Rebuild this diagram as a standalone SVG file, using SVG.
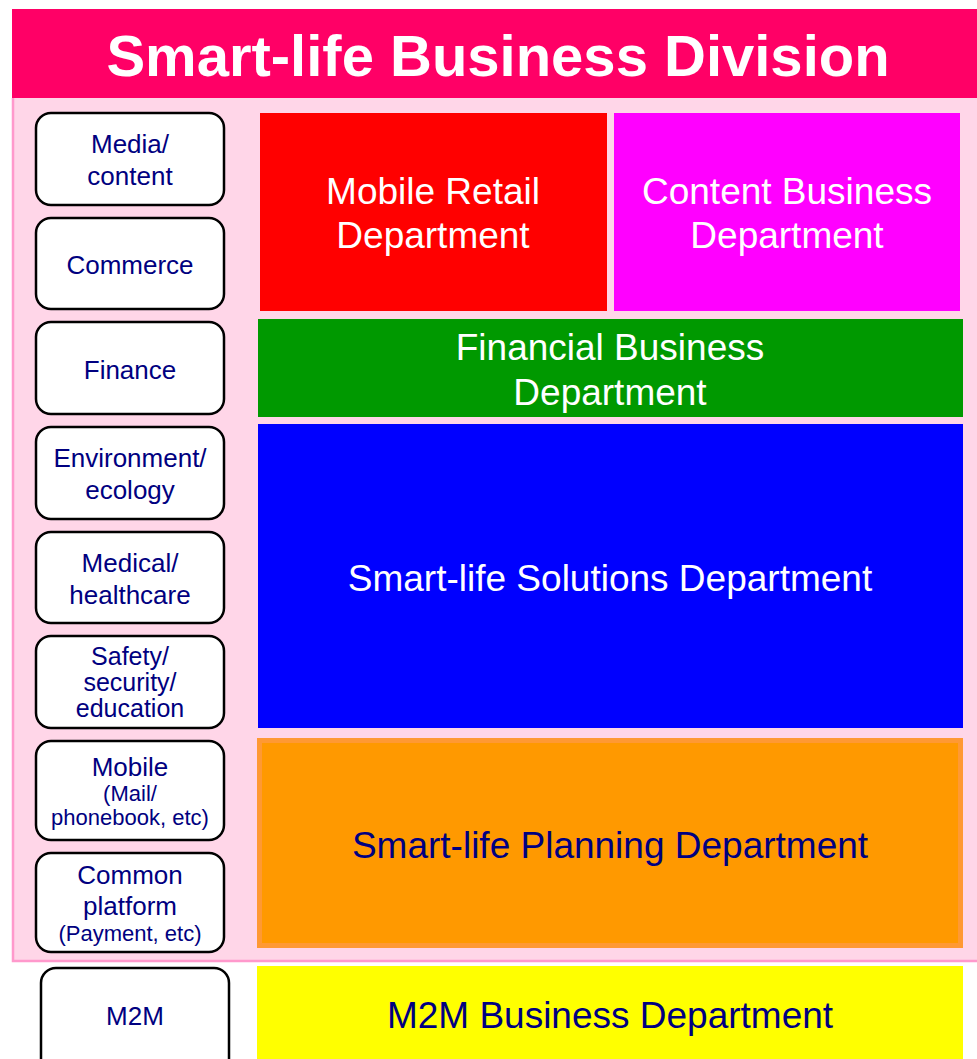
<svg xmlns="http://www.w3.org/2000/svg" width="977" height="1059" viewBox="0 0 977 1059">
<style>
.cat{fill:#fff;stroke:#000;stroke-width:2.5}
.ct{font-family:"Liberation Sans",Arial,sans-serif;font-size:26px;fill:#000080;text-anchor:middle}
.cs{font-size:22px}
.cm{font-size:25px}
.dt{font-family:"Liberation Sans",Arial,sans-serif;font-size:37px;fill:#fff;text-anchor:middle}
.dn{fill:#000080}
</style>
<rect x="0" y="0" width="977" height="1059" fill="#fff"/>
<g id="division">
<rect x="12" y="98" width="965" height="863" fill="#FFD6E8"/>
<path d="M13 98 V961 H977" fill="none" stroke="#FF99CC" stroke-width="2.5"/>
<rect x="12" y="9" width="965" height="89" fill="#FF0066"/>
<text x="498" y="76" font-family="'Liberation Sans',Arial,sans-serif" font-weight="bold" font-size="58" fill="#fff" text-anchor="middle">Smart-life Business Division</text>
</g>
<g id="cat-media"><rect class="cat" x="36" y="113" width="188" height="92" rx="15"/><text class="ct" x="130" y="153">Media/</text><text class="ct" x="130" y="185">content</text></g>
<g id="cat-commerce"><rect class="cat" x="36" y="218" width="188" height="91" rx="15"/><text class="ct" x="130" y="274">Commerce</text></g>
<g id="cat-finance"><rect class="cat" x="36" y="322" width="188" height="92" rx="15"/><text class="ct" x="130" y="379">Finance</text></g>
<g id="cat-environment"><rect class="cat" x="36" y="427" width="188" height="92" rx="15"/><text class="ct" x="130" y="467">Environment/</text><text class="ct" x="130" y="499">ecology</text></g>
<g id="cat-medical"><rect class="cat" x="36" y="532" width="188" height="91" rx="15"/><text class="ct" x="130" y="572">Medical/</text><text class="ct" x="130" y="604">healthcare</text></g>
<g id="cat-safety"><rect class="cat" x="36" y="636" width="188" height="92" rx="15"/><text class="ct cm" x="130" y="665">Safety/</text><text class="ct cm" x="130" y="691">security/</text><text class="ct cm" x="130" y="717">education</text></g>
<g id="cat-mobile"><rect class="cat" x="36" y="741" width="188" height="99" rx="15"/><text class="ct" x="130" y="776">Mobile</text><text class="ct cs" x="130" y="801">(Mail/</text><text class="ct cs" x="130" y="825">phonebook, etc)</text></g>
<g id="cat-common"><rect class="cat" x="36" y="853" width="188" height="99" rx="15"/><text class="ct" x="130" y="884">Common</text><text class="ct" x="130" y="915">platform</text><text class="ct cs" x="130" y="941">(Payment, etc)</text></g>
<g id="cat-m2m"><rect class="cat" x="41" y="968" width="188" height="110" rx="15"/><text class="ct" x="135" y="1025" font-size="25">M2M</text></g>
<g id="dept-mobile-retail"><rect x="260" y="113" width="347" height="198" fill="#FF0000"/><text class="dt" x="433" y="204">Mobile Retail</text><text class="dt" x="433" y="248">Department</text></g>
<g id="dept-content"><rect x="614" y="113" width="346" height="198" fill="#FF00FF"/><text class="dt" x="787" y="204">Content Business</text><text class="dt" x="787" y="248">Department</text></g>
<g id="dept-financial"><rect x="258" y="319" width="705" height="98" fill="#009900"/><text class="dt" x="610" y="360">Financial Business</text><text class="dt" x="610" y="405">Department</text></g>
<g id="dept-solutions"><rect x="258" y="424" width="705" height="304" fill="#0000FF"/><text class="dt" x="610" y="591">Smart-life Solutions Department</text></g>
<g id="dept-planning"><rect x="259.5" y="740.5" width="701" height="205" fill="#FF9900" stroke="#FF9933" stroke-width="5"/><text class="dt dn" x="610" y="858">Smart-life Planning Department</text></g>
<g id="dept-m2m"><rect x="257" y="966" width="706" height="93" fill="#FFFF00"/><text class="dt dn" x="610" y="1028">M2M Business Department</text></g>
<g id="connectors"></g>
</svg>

STATED TASK: Output the lines above in full and exactly as given, omitting any pictures.

EXERCISE SOLUTION:
Rebuild this diagram as a standalone SVG file, using SVG.
<svg xmlns="http://www.w3.org/2000/svg" width="977" height="1059" viewBox="0 0 977 1059">
<style>
.cat{fill:#fff;stroke:#000;stroke-width:2.5}
.ct{font-family:"Liberation Sans",Arial,sans-serif;font-size:26px;fill:#000080;text-anchor:middle}
.cs{font-size:22px}
.cm{font-size:25px}
.dt{font-family:"Liberation Sans",Arial,sans-serif;font-size:37px;fill:#fff;text-anchor:middle}
.dn{fill:#000080}
</style>
<rect x="0" y="0" width="977" height="1059" fill="#fff"/>
<g id="division">
<rect x="12" y="98" width="965" height="863" fill="#FFD6E8"/>
<path d="M13 98 V961 H977" fill="none" stroke="#FF99CC" stroke-width="2.5"/>
<rect x="12" y="9" width="965" height="89" fill="#FF0066"/>
<text x="498" y="76" font-family="'Liberation Sans',Arial,sans-serif" font-weight="bold" font-size="58" fill="#fff" text-anchor="middle">Smart-life Business Division</text>
</g>
<g id="cat-media"><rect class="cat" x="36" y="113" width="188" height="92" rx="15"/><text class="ct" x="130" y="153">Media/</text><text class="ct" x="130" y="185">content</text></g>
<g id="cat-commerce"><rect class="cat" x="36" y="218" width="188" height="91" rx="15"/><text class="ct" x="130" y="274">Commerce</text></g>
<g id="cat-finance"><rect class="cat" x="36" y="322" width="188" height="92" rx="15"/><text class="ct" x="130" y="379">Finance</text></g>
<g id="cat-environment"><rect class="cat" x="36" y="427" width="188" height="92" rx="15"/><text class="ct" x="130" y="467">Environment/</text><text class="ct" x="130" y="499">ecology</text></g>
<g id="cat-medical"><rect class="cat" x="36" y="532" width="188" height="91" rx="15"/><text class="ct" x="130" y="572">Medical/</text><text class="ct" x="130" y="604">healthcare</text></g>
<g id="cat-safety"><rect class="cat" x="36" y="636" width="188" height="92" rx="15"/><text class="ct cm" x="130" y="665">Safety/</text><text class="ct cm" x="130" y="691">security/</text><text class="ct cm" x="130" y="717">education</text></g>
<g id="cat-mobile"><rect class="cat" x="36" y="741" width="188" height="99" rx="15"/><text class="ct" x="130" y="776">Mobile</text><text class="ct cs" x="130" y="801">(Mail/</text><text class="ct cs" x="130" y="825">phonebook, etc)</text></g>
<g id="cat-common"><rect class="cat" x="36" y="853" width="188" height="99" rx="15"/><text class="ct" x="130" y="884">Common</text><text class="ct" x="130" y="915">platform</text><text class="ct cs" x="130" y="941">(Payment, etc)</text></g>
<g id="cat-m2m"><rect class="cat" x="41" y="968" width="188" height="110" rx="15"/><text class="ct" x="135" y="1025" font-size="25">M2M</text></g>
<g id="dept-mobile-retail"><rect x="260" y="113" width="347" height="198" fill="#FF0000"/><text class="dt" x="433" y="204">Mobile Retail</text><text class="dt" x="433" y="248">Department</text></g>
<g id="dept-content"><rect x="614" y="113" width="346" height="198" fill="#FF00FF"/><text class="dt" x="787" y="204">Content Business</text><text class="dt" x="787" y="248">Department</text></g>
<g id="dept-financial"><rect x="258" y="319" width="705" height="98" fill="#009900"/><text class="dt" x="610" y="360">Financial Business</text><text class="dt" x="610" y="405">Department</text></g>
<g id="dept-solutions"><rect x="258" y="424" width="705" height="304" fill="#0000FF"/><text class="dt" x="610" y="591">Smart-life Solutions Department</text></g>
<g id="dept-planning"><rect x="259.5" y="740.5" width="701" height="205" fill="#FF9900" stroke="#FF9933" stroke-width="5"/><text class="dt dn" x="610" y="858">Smart-life Planning Department</text></g>
<g id="dept-m2m"><rect x="257" y="966" width="706" height="93" fill="#FFFF00"/><text class="dt dn" x="610" y="1028">M2M Business Department</text></g>
<g id="connectors"></g>
</svg>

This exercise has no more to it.